(Figure scripts)
• • •
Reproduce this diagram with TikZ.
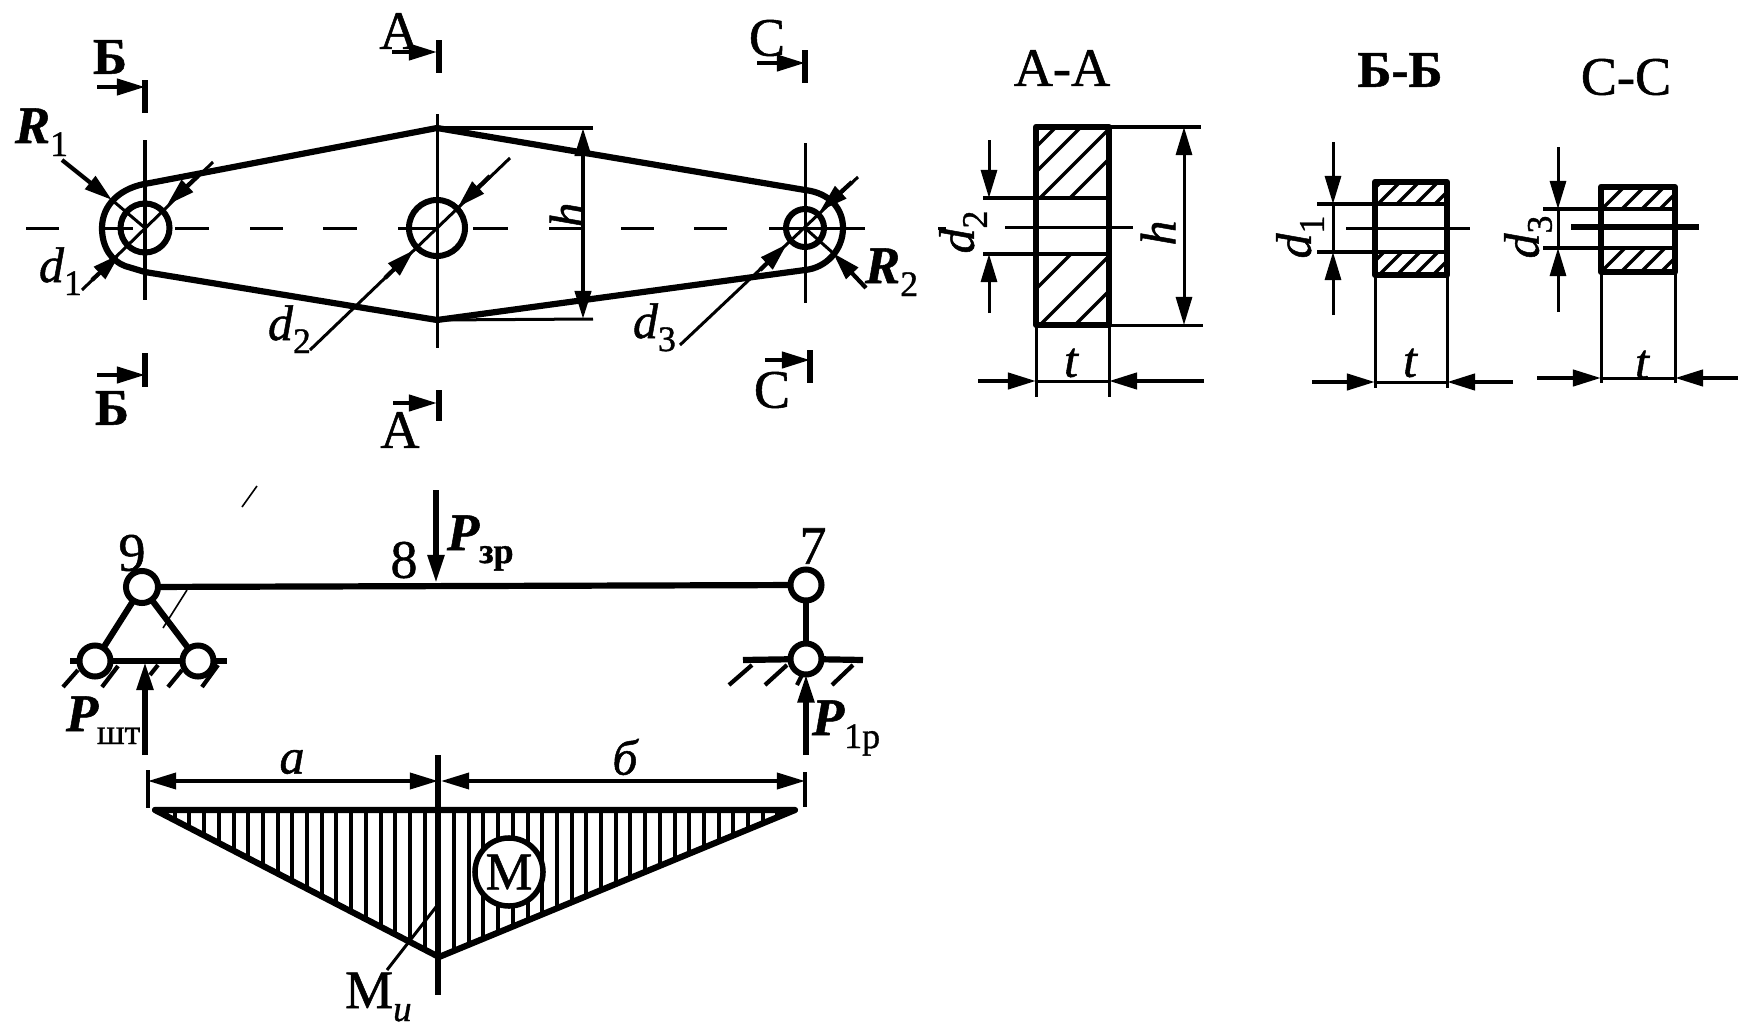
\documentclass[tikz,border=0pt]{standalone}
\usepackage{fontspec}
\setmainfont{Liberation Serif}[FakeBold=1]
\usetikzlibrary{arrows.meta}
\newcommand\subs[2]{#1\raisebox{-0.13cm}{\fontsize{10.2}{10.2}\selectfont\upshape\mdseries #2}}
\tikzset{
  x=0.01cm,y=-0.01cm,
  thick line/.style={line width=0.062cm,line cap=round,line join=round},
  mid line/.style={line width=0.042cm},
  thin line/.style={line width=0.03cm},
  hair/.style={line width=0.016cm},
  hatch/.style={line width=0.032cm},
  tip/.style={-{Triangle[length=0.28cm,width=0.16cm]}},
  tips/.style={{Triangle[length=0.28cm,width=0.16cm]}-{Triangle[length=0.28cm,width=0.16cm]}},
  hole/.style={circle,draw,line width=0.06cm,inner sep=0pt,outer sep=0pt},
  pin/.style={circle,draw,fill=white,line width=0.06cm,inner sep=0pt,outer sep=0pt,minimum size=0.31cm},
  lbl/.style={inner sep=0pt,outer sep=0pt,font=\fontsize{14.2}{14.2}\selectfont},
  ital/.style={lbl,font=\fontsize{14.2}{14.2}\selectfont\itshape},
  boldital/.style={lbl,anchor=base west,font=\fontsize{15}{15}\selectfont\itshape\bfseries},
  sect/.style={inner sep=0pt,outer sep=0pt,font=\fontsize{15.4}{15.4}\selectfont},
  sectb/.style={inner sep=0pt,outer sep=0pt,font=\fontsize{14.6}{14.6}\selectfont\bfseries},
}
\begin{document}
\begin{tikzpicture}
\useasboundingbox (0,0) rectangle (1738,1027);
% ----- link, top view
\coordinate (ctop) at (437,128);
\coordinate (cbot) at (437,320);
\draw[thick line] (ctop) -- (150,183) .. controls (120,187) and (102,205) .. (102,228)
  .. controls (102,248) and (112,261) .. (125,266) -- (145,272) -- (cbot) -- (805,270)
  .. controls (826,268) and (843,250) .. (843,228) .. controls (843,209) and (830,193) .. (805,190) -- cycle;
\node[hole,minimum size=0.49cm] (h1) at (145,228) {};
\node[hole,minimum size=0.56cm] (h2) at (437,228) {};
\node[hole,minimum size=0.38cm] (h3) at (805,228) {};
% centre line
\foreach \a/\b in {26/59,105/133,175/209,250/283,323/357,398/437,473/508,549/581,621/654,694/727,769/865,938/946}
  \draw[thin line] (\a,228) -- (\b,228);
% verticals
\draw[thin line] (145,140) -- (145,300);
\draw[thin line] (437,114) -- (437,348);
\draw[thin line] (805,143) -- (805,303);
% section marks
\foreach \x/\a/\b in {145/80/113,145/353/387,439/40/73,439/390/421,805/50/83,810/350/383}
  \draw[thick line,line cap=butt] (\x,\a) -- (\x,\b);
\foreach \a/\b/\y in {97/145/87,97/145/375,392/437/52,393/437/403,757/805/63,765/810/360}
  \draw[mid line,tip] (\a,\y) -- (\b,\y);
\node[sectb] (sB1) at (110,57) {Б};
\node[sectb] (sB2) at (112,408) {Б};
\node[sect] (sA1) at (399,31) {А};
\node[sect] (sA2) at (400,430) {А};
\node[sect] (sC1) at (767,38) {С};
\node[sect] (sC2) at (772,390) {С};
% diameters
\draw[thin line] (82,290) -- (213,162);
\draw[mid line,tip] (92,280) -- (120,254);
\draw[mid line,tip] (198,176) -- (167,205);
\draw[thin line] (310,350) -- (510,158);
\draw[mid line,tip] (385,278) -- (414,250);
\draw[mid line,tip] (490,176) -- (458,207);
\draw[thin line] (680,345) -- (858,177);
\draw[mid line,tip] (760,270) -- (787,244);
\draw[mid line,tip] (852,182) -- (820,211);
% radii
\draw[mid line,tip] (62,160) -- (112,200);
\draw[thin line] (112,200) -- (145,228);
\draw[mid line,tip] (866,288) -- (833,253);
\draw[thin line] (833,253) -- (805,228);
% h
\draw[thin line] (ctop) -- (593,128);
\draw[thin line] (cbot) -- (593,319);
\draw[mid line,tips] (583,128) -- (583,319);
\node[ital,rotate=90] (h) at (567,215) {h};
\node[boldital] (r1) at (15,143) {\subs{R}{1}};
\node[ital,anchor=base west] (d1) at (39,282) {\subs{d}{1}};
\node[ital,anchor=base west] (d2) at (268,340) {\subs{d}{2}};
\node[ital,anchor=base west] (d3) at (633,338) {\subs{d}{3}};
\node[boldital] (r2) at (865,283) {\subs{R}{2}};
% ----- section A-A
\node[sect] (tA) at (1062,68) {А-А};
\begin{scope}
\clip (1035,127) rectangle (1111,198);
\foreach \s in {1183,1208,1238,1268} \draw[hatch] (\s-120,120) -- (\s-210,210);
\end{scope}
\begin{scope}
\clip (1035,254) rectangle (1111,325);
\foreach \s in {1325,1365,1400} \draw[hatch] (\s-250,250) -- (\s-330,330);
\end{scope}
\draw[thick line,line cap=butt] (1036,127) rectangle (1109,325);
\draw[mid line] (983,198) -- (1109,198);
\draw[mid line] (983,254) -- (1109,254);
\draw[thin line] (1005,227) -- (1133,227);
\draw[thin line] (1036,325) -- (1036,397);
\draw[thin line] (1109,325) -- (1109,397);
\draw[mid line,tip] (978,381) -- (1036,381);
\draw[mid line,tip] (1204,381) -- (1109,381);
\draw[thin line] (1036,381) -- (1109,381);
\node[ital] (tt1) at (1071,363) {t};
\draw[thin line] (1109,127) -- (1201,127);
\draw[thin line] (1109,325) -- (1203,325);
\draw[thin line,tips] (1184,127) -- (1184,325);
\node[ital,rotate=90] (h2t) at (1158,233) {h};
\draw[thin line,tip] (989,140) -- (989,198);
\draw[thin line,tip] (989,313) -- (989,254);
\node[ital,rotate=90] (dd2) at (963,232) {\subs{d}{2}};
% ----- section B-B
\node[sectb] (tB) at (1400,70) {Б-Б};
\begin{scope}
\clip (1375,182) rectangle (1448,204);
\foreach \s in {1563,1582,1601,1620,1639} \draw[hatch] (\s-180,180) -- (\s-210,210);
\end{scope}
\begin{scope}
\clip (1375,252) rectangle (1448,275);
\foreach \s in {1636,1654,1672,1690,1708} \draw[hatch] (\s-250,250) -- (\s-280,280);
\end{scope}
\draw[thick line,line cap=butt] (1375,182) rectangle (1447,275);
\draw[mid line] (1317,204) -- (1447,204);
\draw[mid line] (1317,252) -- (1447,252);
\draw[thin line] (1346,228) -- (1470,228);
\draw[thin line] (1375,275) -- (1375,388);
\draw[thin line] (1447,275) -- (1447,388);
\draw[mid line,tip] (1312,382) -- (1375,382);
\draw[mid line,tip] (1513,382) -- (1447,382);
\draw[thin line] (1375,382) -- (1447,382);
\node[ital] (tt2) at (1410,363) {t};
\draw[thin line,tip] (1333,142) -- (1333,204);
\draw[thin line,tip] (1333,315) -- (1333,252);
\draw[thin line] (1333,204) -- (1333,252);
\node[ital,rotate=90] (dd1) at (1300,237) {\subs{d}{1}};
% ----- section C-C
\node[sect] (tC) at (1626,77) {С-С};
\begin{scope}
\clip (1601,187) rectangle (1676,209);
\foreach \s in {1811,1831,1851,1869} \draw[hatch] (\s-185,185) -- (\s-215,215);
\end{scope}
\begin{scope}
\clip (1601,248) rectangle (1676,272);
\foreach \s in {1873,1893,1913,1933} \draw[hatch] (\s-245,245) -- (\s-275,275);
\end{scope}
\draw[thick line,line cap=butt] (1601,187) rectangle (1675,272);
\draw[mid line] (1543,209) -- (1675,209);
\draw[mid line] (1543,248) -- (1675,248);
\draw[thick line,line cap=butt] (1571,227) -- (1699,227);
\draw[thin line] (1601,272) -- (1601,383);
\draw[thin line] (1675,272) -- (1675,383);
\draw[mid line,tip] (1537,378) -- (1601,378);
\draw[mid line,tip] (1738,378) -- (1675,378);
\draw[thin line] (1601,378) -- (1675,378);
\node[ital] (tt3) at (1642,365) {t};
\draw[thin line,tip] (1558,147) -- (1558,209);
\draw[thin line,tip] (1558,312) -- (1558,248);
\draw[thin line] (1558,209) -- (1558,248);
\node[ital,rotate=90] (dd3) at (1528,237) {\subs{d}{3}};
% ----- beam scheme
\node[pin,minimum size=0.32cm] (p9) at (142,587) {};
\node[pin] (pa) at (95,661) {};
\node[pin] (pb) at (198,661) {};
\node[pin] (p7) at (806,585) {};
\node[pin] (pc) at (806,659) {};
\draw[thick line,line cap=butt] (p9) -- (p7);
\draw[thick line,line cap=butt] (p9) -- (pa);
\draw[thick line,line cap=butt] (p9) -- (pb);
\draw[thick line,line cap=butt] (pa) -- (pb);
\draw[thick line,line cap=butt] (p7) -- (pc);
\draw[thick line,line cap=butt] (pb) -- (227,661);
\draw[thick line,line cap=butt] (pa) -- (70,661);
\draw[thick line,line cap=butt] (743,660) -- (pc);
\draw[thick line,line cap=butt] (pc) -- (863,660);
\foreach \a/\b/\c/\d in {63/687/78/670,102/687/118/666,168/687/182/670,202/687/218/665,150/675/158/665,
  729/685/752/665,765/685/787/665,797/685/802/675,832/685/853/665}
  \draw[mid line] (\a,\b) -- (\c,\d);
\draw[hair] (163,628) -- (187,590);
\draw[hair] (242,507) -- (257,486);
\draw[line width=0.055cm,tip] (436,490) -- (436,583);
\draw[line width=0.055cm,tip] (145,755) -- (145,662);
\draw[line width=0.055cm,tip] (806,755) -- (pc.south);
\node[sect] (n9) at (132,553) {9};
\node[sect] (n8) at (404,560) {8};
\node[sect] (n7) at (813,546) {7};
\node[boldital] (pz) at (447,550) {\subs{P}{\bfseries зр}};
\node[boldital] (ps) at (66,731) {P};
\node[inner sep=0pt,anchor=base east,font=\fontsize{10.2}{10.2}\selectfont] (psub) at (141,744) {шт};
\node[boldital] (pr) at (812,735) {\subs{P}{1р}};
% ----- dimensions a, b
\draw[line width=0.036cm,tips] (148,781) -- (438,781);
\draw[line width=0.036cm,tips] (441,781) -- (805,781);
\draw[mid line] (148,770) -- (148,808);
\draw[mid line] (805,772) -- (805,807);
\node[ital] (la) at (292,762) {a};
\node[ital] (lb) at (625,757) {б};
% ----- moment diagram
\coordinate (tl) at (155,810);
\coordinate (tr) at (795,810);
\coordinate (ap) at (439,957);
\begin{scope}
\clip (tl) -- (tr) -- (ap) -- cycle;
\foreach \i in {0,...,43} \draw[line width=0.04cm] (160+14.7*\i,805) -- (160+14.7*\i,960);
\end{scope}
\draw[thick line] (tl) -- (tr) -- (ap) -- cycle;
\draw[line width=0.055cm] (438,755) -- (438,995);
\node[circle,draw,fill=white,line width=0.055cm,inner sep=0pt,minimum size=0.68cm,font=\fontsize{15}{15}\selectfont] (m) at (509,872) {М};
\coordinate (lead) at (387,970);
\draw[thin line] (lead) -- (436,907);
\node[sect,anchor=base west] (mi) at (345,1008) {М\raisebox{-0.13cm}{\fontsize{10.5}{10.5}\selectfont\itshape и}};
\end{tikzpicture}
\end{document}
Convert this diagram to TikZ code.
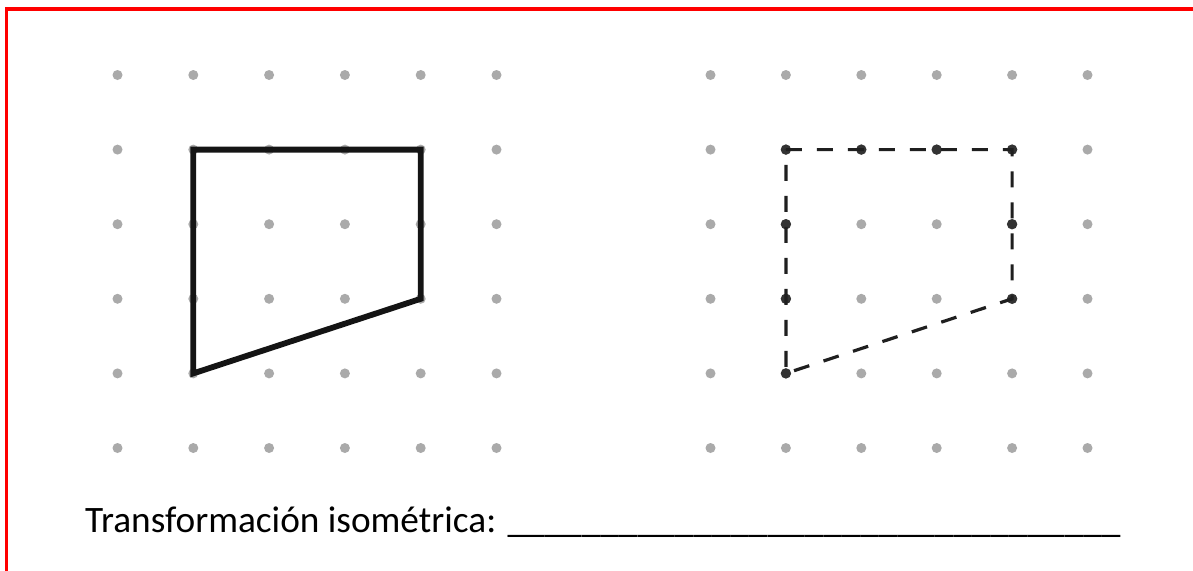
• • •
• _Request_: State the number of lines holding the word "this" in the listing. Add nothing else.

• _Solution_: 2